Everything happens during Jesus’ prayer: “while he was praying his face changed in appearance.” Jesus, deeply recollected, welcomes his Father’s presence, and his face changes. The disciples perceive something of his deepest and hidden self. It is something that cannot be grasped in the ordinary life of everyday.
Moments of clarity and certainty, of joy and light, are not lacking in the life of Jesus’ followers. We do not know what happened on the top of that mountain, but we know that it is possible, starting from faith, to glimpse in prayer and silence something of the hidden identity of Jesus. This prayer is a source of knowledge that cannot be obtained from books.
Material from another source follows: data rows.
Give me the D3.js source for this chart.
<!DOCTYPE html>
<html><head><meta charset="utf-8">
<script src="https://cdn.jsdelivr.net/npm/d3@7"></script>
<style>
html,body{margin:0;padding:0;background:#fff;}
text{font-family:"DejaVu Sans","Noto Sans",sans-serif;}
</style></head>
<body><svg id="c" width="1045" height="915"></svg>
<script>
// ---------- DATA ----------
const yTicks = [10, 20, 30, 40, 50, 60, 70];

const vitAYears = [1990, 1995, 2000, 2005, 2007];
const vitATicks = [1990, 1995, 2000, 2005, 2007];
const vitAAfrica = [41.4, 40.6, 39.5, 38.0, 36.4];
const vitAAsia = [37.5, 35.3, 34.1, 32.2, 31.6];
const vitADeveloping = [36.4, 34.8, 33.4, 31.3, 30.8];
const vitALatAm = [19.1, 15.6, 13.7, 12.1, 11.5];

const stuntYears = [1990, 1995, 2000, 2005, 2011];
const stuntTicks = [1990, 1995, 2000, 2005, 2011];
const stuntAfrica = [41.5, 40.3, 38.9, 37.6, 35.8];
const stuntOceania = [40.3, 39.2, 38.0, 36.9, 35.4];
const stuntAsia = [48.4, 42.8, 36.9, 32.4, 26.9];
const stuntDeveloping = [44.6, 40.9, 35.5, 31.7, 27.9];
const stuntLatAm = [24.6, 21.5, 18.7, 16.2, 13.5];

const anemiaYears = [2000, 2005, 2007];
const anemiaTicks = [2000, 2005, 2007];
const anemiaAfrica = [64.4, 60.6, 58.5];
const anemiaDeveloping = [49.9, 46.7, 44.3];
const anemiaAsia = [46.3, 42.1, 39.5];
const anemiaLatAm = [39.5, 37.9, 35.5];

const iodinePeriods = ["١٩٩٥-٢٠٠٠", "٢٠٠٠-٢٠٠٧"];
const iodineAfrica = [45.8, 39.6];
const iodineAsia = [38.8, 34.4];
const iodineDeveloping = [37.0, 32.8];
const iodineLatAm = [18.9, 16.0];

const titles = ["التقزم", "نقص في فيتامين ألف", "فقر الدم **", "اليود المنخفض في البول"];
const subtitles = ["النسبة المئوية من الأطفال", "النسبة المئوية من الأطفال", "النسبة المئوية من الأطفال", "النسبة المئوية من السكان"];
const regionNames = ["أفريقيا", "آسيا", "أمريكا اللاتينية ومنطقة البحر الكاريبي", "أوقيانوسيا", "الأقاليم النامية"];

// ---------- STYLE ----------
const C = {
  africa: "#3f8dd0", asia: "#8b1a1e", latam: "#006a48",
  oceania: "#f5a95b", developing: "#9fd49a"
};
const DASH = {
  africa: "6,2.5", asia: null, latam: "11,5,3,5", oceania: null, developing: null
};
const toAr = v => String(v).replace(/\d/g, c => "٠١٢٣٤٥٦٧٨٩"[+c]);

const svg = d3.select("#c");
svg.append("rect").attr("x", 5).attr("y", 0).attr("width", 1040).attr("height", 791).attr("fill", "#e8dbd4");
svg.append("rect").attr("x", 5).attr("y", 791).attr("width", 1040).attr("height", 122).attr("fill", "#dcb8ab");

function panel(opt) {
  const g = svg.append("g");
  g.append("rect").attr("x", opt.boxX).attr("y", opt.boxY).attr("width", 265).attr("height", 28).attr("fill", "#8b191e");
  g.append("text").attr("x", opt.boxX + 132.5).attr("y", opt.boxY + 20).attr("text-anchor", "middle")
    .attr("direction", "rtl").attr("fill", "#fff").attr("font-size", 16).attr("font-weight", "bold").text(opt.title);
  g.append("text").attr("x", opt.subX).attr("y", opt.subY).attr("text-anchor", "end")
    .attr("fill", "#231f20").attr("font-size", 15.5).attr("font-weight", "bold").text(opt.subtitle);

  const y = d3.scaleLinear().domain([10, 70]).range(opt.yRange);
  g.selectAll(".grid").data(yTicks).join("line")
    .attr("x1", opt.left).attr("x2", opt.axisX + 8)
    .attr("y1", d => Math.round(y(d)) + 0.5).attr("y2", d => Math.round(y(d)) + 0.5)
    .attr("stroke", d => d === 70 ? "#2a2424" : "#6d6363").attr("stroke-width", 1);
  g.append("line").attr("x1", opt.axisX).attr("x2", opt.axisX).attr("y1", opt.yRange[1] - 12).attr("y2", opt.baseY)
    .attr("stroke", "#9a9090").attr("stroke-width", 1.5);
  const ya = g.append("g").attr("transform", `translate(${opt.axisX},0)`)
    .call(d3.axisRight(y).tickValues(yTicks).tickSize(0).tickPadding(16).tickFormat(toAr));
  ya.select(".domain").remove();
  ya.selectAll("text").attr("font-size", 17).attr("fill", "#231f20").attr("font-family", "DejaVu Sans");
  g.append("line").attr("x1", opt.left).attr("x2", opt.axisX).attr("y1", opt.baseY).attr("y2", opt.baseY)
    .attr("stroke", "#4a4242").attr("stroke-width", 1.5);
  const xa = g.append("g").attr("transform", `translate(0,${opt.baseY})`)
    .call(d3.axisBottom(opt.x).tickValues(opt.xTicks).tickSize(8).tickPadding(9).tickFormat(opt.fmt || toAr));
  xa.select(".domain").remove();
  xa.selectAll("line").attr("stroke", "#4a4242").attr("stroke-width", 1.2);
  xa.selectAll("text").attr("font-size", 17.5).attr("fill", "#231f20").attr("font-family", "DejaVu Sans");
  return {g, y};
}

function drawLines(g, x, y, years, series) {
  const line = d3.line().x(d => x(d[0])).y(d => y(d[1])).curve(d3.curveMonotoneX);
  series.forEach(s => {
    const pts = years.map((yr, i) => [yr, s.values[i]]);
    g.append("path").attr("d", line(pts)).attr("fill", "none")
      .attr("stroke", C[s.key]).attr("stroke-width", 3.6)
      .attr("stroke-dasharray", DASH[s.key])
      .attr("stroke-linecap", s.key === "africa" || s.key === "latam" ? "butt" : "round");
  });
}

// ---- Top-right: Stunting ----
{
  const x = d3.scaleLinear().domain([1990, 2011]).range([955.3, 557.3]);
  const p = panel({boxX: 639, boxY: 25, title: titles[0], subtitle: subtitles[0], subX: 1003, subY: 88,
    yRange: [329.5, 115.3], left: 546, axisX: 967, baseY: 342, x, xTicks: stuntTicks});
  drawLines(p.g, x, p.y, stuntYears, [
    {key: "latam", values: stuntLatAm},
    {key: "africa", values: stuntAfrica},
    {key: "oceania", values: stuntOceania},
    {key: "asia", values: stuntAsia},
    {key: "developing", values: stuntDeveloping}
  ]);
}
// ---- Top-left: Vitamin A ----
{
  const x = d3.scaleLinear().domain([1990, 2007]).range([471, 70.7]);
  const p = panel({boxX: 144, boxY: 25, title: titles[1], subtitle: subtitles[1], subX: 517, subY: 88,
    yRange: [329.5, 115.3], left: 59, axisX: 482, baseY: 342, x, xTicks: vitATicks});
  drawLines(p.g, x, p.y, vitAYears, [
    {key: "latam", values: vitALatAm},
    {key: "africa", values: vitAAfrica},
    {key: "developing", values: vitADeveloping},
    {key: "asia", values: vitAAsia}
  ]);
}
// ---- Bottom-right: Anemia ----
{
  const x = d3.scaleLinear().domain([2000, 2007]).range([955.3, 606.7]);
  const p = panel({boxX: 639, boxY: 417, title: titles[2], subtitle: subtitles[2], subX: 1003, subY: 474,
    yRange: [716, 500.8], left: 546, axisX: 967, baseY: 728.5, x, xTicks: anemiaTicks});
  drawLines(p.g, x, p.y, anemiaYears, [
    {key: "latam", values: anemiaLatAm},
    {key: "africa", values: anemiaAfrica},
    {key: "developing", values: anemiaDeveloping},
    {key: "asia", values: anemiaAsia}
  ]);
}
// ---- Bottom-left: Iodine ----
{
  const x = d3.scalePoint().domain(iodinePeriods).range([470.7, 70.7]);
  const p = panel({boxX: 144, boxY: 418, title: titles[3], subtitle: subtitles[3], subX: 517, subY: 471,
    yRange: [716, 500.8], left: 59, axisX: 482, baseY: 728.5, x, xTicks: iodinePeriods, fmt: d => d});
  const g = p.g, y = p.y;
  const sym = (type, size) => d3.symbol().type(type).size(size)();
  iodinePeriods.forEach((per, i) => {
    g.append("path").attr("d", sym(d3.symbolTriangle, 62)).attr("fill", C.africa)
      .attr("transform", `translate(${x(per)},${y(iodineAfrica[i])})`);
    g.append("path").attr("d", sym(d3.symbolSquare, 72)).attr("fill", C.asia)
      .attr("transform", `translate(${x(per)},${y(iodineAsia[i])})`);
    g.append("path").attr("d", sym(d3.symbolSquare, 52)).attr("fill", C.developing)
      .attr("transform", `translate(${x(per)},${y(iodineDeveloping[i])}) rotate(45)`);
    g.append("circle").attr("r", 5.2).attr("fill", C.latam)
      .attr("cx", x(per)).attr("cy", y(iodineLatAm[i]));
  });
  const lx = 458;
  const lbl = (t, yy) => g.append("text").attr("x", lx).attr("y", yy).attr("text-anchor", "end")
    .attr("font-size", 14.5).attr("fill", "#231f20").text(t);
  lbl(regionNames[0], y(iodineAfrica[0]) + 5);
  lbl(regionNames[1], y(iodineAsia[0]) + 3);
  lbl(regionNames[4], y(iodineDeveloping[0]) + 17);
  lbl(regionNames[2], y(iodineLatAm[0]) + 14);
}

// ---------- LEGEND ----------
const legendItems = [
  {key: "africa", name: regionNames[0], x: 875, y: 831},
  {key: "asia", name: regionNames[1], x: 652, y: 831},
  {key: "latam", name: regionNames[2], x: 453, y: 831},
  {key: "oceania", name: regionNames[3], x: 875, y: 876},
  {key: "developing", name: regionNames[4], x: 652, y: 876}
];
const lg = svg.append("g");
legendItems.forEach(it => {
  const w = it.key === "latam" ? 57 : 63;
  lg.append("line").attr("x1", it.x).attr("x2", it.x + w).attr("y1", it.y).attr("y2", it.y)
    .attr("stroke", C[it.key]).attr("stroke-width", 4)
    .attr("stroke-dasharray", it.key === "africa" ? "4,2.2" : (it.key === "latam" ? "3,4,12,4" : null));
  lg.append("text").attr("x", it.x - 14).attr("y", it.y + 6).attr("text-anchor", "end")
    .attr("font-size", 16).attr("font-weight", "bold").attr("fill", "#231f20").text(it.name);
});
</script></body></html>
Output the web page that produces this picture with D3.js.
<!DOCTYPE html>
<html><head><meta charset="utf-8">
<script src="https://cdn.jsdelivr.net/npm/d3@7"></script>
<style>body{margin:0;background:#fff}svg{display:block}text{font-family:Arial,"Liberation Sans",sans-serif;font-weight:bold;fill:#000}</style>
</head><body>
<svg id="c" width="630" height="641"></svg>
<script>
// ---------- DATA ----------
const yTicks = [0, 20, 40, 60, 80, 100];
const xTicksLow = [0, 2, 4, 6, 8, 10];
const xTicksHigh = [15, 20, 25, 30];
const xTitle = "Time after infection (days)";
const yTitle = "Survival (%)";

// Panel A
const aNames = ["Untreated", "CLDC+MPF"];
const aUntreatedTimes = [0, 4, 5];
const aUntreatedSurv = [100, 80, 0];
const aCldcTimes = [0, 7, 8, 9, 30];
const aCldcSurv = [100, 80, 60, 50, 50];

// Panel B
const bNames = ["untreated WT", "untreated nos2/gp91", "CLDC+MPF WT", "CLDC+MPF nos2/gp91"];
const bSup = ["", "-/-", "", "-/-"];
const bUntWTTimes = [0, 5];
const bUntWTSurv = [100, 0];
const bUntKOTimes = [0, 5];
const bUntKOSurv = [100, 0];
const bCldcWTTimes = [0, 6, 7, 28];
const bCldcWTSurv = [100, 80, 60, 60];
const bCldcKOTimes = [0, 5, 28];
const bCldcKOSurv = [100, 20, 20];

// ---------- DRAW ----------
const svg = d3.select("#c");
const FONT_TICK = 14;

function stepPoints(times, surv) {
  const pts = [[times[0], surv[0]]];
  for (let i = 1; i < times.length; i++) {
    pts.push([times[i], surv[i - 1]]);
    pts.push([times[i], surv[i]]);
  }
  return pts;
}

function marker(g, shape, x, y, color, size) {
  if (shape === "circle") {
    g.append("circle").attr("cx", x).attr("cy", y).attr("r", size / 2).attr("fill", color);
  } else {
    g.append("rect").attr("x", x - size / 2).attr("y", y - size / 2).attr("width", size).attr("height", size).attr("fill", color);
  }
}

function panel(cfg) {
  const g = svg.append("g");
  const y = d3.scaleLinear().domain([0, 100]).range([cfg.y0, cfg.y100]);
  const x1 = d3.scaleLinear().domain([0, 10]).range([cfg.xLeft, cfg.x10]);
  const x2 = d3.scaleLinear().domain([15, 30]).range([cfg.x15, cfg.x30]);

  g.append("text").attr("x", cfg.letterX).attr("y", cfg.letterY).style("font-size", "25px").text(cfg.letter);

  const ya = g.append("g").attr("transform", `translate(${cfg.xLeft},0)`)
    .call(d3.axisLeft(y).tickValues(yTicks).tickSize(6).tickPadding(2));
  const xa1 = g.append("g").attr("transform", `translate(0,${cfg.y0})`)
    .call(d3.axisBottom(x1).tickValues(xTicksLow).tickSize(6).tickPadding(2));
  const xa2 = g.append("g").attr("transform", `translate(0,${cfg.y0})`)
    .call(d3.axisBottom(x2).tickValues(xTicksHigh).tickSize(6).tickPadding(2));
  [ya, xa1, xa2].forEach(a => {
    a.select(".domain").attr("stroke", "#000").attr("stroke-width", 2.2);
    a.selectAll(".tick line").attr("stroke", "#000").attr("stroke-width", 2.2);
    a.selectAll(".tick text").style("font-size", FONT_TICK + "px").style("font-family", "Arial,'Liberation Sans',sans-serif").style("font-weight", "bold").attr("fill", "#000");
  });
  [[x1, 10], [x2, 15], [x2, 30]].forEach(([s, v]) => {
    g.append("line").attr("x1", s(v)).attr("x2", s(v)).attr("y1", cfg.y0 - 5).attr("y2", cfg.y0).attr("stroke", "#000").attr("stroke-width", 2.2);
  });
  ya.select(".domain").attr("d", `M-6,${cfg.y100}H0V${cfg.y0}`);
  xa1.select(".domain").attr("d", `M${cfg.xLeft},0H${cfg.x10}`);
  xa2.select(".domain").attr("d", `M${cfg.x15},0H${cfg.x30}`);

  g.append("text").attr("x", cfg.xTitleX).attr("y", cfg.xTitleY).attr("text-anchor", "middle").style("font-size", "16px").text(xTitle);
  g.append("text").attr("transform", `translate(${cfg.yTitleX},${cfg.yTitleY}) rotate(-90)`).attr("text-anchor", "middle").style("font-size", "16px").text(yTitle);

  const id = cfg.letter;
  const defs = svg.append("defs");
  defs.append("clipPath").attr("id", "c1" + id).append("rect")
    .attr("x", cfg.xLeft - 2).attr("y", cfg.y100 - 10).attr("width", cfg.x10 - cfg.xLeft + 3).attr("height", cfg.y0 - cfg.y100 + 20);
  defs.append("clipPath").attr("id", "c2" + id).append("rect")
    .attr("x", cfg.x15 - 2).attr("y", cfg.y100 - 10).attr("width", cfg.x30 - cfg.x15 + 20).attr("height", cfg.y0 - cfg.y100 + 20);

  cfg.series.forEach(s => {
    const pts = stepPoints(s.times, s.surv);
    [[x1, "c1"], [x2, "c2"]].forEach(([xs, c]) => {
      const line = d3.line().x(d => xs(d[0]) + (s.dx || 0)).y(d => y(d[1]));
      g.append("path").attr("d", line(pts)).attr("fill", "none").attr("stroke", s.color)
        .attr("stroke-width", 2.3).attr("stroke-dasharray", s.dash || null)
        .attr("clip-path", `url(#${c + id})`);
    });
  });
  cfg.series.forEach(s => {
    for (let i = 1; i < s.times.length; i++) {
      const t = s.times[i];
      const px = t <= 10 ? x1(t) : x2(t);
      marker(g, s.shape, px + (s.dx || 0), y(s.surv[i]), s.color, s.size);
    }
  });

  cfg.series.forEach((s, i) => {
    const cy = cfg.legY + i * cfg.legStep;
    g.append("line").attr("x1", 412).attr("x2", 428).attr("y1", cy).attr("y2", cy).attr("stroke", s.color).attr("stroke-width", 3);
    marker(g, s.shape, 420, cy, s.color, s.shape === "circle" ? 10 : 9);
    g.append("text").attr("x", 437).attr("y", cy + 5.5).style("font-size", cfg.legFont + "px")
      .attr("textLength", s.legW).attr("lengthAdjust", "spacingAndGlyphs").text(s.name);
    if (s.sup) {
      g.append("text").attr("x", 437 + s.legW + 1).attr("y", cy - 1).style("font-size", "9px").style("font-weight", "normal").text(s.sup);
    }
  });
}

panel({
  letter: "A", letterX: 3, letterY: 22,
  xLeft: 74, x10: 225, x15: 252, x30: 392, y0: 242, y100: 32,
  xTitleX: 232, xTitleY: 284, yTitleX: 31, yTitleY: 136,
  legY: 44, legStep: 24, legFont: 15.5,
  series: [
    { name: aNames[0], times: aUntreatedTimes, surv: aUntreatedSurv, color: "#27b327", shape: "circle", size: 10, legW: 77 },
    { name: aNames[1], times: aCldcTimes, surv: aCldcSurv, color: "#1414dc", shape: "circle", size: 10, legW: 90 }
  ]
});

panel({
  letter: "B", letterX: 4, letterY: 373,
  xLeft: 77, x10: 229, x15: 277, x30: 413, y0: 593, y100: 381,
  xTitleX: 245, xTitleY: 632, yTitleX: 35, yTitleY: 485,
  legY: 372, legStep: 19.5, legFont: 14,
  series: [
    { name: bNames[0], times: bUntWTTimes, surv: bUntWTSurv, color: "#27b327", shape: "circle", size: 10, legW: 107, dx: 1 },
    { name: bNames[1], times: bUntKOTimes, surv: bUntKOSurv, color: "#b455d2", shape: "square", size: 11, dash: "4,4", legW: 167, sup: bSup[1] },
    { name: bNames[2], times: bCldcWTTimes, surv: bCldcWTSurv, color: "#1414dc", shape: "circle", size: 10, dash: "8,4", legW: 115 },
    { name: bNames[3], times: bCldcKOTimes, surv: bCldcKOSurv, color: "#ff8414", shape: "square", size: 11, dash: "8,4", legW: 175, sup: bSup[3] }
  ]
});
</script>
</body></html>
Luke says that the disciples are hardly aware of anything, for “they had been overcome by sleep,” and only on “becoming fully awake” did they catch sight of something. Peter only knows that it is good to be there and that such experience should never end. Luke says that “that he did not know what he was saying.”
That is why the scene culminates with a voice and solemn command. The disciples see themselves enveloped in a cloud. They are frightened because all of that is beyond them. From the cloud, however, comes a voice: “This is my chosen Son; listen to him.” Listening has to be the first attitude of the disciples.
We Christians today urgently need to “interiorize” our religion if we want to rekindle our faith. It is not enough just to listen to the Gospel in a distracted, routine and same old tired way, without a desire really to listen. An intelligent listening that is preoccupied with understanding only is not enough either.
We need to listen to Jesus who is alive in our innermost self. All of us, preachers and faithful people, theologians and lectors, need to listen to God’s Good News, not from outside but from inside. Let his words come down from our heads up to the heart. Our faith would be stronger, more joyful, more contagious.